• DIRECTIONS FOR THIS TASK:
Exact reproduction is required for the lines bounded by the one containing "Write the matplotlib code for this chart." and the one containing "from matplotlib.lines import Line2D", both bounds included. Print them without any pictures.

====== RECORDS FOR THIS EXERCISE

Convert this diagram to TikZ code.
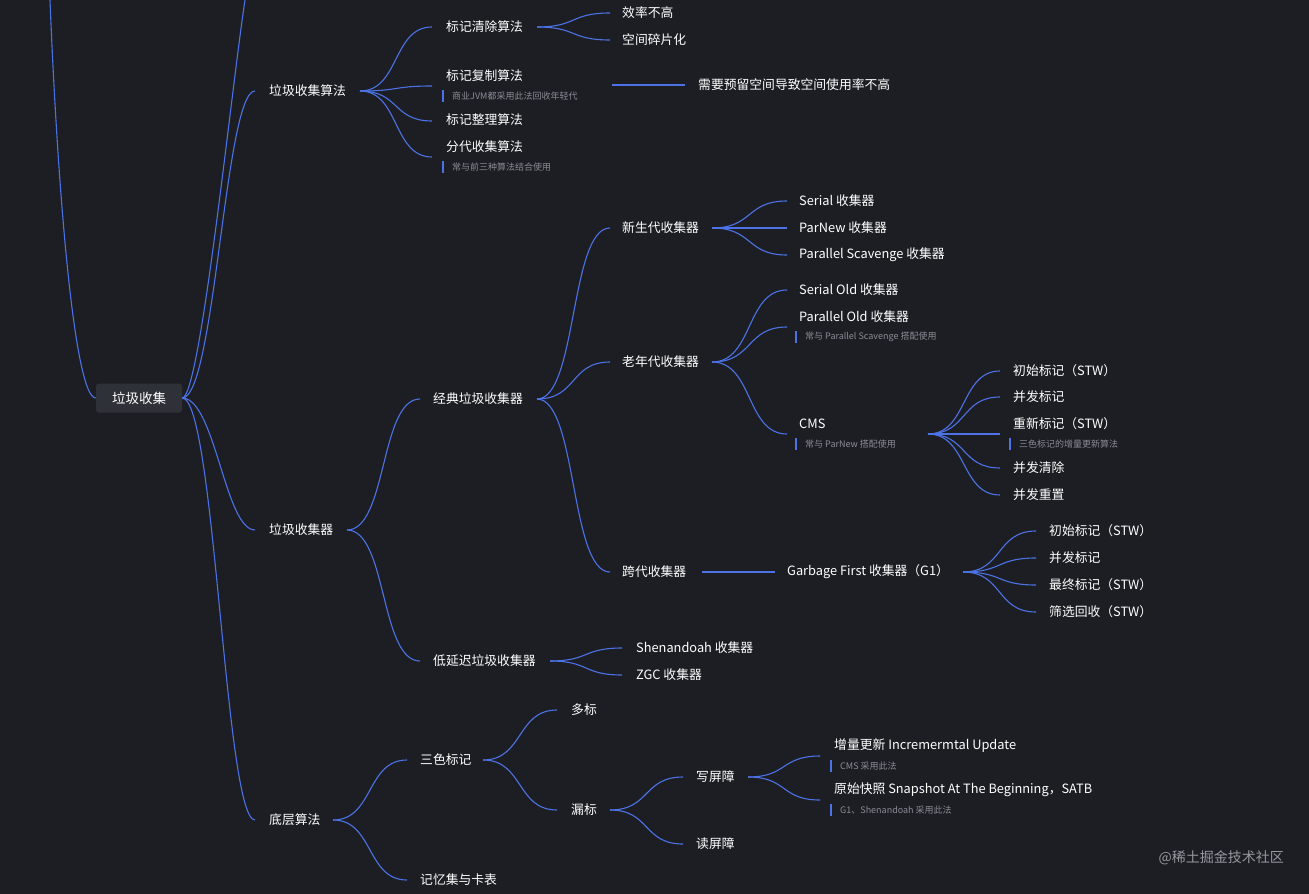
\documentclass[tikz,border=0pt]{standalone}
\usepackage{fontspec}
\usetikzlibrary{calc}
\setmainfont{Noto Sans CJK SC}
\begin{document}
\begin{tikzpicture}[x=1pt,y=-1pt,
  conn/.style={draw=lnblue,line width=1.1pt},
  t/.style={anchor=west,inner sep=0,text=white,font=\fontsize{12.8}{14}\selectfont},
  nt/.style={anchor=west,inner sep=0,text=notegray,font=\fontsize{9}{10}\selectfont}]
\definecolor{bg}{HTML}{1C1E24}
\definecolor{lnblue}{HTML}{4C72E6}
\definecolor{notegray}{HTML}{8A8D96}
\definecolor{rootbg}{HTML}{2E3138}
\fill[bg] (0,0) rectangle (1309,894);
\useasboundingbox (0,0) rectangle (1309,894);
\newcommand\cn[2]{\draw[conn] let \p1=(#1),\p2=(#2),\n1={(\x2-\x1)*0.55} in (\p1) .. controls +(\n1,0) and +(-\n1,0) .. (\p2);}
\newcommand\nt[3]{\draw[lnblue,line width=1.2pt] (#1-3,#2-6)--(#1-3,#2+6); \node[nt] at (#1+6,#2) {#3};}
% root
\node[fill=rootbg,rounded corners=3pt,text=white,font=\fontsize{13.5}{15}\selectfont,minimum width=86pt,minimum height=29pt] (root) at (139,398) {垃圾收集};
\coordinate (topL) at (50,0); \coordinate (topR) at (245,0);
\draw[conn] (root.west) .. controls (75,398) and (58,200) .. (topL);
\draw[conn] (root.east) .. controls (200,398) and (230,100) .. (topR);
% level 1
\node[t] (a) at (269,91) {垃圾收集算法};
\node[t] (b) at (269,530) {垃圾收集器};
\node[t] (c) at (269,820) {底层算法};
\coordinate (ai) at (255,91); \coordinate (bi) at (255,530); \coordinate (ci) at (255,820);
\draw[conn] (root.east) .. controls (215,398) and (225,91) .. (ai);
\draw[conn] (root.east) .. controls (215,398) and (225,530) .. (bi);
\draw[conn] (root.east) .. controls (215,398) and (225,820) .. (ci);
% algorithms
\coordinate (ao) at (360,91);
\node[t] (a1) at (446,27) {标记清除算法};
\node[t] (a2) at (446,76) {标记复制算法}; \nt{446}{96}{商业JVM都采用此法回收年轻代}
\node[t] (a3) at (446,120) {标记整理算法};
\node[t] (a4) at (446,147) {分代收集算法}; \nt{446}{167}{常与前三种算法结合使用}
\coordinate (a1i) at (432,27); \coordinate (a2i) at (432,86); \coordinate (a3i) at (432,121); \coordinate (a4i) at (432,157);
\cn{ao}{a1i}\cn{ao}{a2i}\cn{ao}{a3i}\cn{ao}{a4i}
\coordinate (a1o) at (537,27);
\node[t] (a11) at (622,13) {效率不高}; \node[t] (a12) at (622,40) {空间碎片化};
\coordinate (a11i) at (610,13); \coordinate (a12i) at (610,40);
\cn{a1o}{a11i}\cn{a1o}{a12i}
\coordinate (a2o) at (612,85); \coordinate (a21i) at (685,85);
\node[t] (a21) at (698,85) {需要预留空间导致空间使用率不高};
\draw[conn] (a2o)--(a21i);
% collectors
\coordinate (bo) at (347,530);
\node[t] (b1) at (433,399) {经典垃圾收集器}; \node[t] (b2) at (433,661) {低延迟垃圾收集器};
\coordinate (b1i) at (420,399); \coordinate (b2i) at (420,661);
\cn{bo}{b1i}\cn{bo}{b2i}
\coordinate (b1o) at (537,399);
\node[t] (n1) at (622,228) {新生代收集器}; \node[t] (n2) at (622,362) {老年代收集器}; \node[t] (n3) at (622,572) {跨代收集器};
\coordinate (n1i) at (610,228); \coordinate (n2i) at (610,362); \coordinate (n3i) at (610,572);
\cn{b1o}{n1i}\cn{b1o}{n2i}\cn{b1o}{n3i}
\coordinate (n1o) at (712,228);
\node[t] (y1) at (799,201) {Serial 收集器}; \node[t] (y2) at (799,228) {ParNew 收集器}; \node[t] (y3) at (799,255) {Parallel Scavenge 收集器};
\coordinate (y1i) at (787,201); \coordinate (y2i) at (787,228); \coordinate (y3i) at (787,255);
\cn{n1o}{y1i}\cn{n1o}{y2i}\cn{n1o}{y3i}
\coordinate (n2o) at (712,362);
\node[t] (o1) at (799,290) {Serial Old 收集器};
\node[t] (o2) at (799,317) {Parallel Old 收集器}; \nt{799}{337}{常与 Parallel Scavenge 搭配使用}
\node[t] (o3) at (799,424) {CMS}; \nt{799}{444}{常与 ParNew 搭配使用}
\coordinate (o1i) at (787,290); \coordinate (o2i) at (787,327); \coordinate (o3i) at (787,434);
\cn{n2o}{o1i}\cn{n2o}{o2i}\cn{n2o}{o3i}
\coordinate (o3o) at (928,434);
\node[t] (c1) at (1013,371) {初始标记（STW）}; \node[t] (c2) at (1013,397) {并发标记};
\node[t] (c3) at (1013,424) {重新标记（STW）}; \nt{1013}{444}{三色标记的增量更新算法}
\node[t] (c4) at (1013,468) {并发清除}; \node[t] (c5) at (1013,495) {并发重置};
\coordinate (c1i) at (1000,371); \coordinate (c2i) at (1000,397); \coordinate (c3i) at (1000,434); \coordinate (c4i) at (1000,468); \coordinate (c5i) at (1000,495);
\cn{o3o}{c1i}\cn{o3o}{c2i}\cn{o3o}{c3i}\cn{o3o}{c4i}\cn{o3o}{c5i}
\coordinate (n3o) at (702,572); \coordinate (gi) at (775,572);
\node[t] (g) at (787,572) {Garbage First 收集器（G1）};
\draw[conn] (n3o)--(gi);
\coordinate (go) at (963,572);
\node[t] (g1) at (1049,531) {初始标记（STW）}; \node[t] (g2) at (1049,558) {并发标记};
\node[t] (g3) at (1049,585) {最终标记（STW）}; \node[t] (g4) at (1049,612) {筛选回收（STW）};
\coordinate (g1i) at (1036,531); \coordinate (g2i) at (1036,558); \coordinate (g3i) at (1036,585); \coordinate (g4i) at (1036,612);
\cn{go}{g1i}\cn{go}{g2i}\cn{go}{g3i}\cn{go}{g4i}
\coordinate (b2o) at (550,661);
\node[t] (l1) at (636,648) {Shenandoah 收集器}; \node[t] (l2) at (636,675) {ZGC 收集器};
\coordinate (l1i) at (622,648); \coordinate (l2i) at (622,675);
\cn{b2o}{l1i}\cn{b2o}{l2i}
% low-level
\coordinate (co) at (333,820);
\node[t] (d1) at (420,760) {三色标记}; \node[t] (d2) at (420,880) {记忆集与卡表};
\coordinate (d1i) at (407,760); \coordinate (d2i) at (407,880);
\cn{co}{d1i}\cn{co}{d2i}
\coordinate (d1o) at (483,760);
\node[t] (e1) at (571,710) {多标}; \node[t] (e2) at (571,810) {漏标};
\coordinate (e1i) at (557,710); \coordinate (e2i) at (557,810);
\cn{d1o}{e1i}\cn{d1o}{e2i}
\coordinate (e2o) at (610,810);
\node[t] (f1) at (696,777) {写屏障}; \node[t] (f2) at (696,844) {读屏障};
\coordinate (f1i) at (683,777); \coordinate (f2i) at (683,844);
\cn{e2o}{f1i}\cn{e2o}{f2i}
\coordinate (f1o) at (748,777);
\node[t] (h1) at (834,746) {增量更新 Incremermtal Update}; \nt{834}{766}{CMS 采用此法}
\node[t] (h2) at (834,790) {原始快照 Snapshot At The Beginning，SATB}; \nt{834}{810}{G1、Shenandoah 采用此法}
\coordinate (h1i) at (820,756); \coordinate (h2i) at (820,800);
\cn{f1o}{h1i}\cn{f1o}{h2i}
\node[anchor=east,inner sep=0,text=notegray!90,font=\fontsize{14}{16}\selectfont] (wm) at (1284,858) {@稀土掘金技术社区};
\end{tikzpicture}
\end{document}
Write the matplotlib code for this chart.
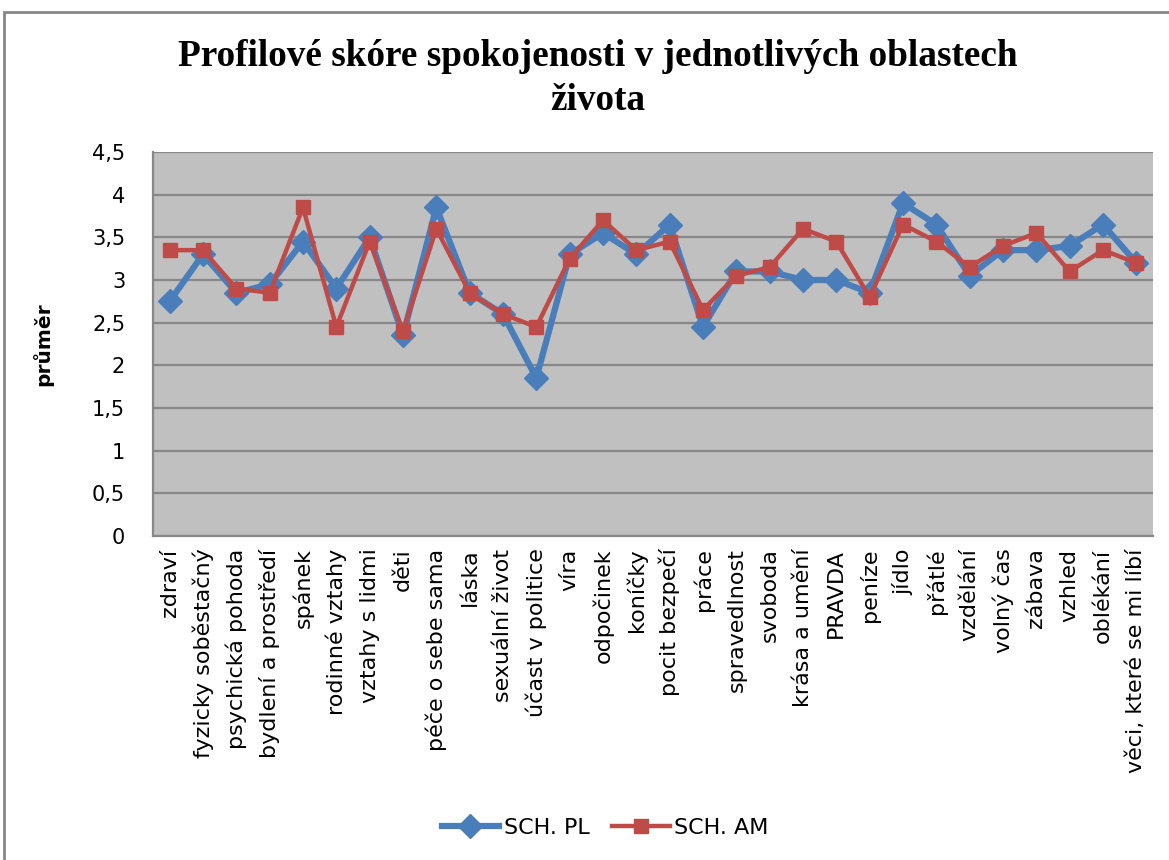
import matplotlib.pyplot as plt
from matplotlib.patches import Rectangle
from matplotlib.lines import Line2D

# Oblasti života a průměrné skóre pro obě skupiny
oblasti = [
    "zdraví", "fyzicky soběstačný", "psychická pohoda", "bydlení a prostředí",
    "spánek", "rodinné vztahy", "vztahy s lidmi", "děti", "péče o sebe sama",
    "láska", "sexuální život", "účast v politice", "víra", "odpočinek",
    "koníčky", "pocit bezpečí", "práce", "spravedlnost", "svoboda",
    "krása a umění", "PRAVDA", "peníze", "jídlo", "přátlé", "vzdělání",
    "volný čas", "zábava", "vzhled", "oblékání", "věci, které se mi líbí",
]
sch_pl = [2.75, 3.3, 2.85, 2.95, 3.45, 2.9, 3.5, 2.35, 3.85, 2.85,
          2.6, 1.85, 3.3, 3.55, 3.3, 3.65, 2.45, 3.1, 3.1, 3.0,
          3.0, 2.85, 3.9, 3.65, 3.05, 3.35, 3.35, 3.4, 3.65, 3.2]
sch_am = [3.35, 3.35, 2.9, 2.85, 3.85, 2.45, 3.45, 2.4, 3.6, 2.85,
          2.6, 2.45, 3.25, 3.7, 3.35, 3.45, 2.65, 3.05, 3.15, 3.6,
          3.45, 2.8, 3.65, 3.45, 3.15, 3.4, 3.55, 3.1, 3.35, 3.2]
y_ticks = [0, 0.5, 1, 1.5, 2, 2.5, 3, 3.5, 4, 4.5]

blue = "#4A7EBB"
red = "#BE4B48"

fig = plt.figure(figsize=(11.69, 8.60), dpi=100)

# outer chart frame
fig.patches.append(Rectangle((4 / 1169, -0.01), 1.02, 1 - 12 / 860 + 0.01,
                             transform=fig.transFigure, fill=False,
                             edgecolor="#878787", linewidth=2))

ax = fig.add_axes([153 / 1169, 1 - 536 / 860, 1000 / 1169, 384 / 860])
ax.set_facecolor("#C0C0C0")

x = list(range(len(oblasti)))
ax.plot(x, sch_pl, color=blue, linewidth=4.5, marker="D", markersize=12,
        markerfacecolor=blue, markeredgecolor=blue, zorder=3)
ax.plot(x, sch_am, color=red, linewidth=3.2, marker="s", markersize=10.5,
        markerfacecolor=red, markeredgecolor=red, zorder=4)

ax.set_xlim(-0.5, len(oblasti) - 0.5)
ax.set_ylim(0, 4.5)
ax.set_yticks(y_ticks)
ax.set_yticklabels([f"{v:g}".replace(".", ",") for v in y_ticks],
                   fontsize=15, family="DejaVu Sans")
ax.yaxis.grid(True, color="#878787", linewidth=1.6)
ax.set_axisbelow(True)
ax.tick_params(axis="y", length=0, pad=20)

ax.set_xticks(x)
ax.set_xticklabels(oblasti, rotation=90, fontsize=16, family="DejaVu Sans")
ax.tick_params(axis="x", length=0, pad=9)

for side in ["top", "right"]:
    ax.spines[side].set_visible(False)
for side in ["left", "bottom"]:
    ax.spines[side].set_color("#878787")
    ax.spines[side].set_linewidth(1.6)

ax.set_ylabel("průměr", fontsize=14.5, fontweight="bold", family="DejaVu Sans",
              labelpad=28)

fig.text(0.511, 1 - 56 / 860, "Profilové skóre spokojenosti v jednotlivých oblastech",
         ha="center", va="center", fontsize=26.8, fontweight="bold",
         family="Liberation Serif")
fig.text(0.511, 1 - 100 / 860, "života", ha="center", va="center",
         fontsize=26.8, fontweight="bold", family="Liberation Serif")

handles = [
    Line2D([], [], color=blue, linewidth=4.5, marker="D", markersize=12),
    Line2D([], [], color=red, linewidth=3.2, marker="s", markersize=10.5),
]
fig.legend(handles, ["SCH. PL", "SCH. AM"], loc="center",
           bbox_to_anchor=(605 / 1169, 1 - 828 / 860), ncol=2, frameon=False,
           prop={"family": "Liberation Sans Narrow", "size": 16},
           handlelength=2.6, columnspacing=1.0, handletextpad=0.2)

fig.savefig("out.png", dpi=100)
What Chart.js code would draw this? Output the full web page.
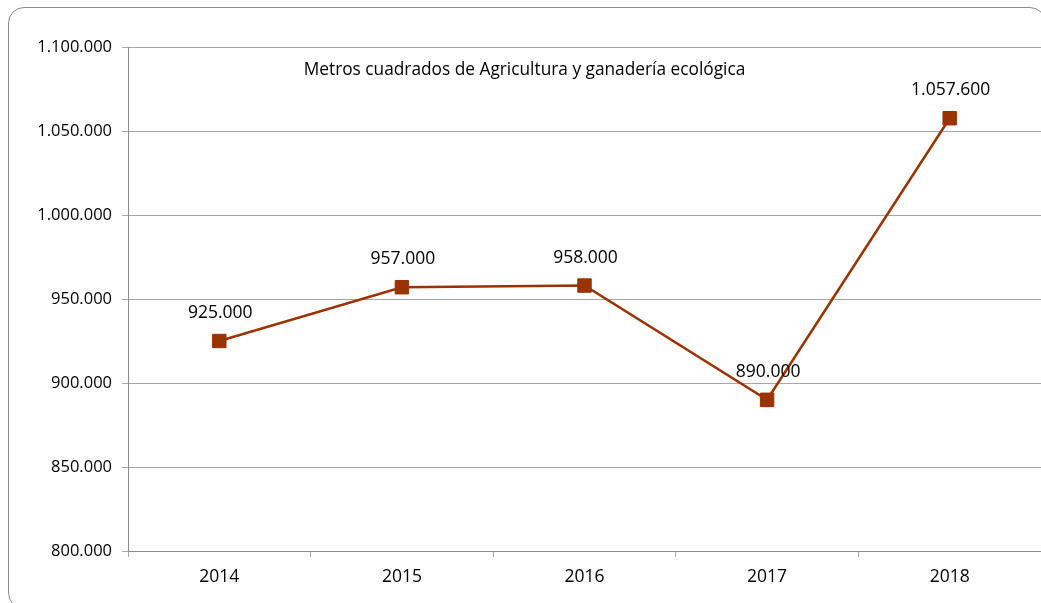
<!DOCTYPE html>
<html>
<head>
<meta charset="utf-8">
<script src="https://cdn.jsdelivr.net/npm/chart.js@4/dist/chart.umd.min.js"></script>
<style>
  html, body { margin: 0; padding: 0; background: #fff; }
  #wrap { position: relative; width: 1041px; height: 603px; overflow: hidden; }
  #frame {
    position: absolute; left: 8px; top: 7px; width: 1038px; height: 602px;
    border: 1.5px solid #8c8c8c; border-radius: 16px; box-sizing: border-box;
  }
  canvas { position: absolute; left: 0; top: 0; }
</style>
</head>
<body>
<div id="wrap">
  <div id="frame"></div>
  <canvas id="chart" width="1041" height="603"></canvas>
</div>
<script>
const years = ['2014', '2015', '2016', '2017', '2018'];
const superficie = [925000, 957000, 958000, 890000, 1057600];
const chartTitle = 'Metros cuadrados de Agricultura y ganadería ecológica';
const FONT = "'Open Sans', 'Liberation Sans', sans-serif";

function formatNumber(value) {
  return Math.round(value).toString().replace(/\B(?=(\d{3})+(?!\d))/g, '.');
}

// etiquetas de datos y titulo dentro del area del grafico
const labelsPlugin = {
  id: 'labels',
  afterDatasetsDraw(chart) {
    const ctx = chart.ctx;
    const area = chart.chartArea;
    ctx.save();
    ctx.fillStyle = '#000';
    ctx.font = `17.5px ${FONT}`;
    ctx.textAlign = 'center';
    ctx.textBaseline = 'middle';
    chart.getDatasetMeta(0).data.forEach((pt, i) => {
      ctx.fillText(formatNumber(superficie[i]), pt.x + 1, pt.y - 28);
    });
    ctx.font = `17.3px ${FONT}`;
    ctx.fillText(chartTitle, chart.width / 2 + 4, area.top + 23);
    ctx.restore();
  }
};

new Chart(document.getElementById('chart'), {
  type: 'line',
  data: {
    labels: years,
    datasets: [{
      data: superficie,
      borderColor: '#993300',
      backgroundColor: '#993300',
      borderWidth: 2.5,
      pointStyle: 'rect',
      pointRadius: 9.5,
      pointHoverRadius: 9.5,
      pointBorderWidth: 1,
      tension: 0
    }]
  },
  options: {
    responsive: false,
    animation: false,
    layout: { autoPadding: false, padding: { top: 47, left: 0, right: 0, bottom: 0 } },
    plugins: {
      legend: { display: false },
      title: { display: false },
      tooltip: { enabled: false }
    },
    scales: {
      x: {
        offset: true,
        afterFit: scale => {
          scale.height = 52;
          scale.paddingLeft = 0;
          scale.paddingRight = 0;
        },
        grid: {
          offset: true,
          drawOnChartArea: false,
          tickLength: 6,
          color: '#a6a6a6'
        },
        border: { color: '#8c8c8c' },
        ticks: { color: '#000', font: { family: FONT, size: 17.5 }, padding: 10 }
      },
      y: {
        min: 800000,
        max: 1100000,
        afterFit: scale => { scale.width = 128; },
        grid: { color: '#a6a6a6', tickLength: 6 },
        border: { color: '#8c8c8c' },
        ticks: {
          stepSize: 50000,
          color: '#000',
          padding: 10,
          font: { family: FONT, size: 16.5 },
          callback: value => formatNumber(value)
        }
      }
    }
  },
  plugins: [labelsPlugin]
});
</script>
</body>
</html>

============

• RESULT OF THE EXERCISE:
Write the matplotlib code for this chart.
import matplotlib.pyplot as plt
from matplotlib.patches import Rectangle
from matplotlib.lines import Line2D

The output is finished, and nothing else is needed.